With this in mind, it is therefore much easier to decide who needs to be present for the meeting to minimise time wasting and maximise productivity.
- HAVE AN AGENDA
Set expectations with meeting attendees and have a clear objective for the meeting. It is important to think about what the purpose of the meeting is. Is the meeting a brainstorming session? Do you need to communicate specific information? Or do you want to make an important decision?
After establishing the purpose of the meeting, ensure that you communicate this agenda to those who will take part in the meeting. This will ensure that even before the meeting begins everyone will know exactly why they’re there and how they should prepare.
- ESTABLISH SOME GROUND RULES
Setting ground rules is an integral part of ensuring successful meetings because they establish a safe and productive environment. Ground rules detail the code of conduct for a meeting and the team, explaining the behaviour that’s expected of all participants. Have rules to regulate when meetings begin and end, how participants should handle their responsibilities in the meeting and how they should treat each other e.g. being respectful of each other’s opinions etc.
- ACTIVELY MANAGE THE MEETING
Even after going through the process of setting out an agenda for the meeting, you still have to actively manage the meeting to ensure that you stay on track. A lot of times people will unintentionally go on tangents and veer off topic. Try to steer the meeting back to the main agenda to avoid wasting time.
Actively managing a meeting also means that you are getting equal representation and input from all the participants. If you notice that some participants are speaking more than others and dominating the discussion, make a point of calling out those who are more quiet and encourage them to share their input. If a usually quiet person speaks, show your appreciation. Try to draw everyone in and not just let the usual suspects speak.

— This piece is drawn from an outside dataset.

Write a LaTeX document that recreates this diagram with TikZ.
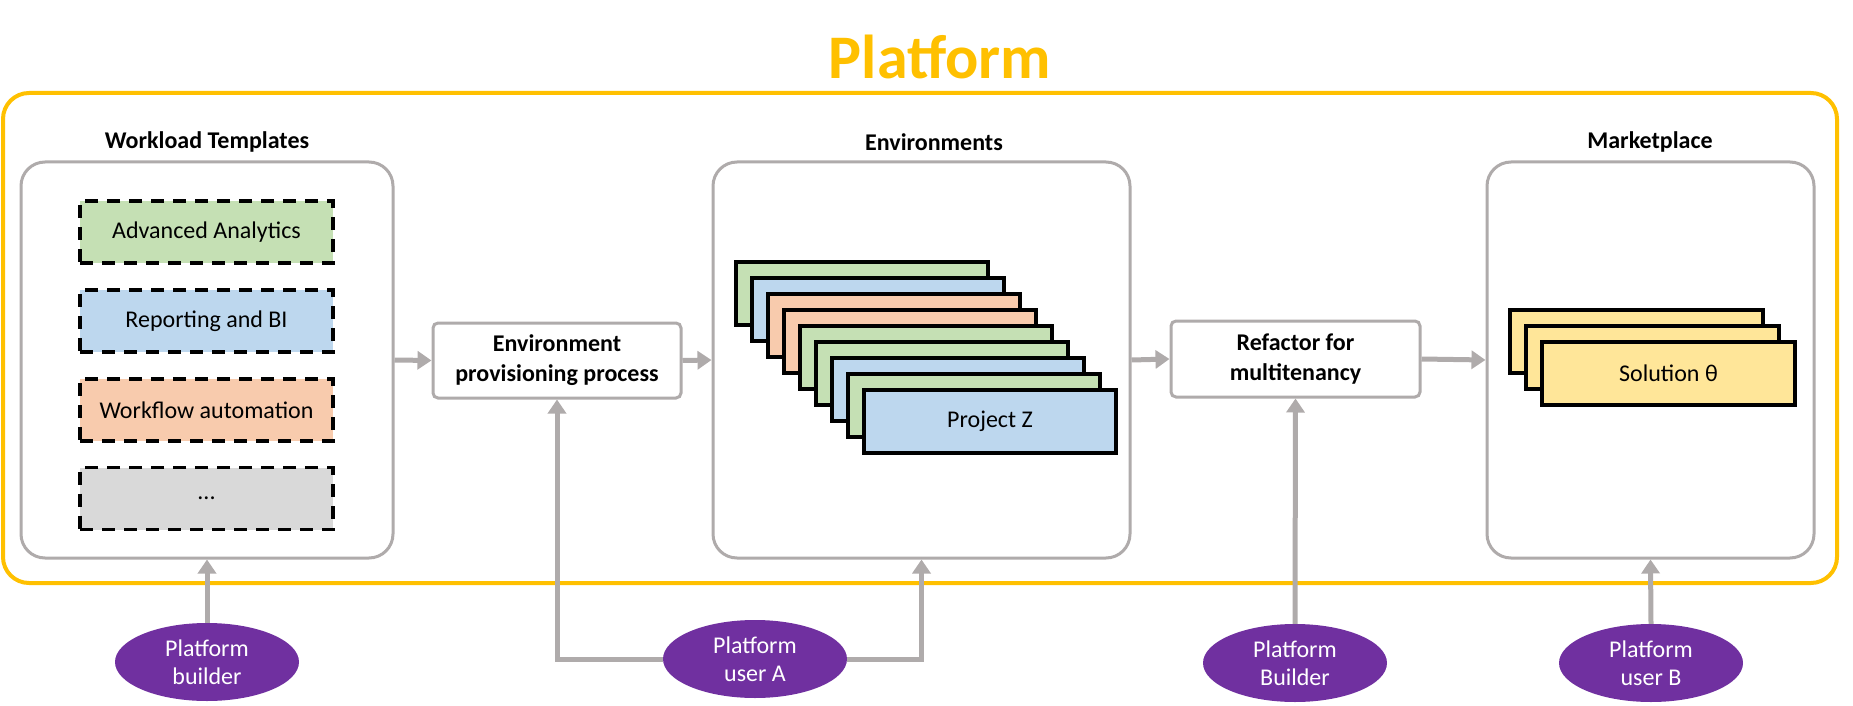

- SUMMARISE AND AGREE ON THE NEXT STEPS
During the meeting, agree on the next course of action and then document this. Take note of the tasks assigned to specific people. After the meeting send out a brief summary of the meeting and what was agreed upon. This will promote accountability and ensure that everyone is on the same page. Doing this also makes the meeting time more actionable and productive. 
Meetings are an effective way to bounce ideas around and increase productivity in your organisation. They also help boost team spirit and encourage active participation. It is therefore important to ensure that you do your best to make them as efficient and productive as possible. Apply these simple tips and start having more effective group meetings.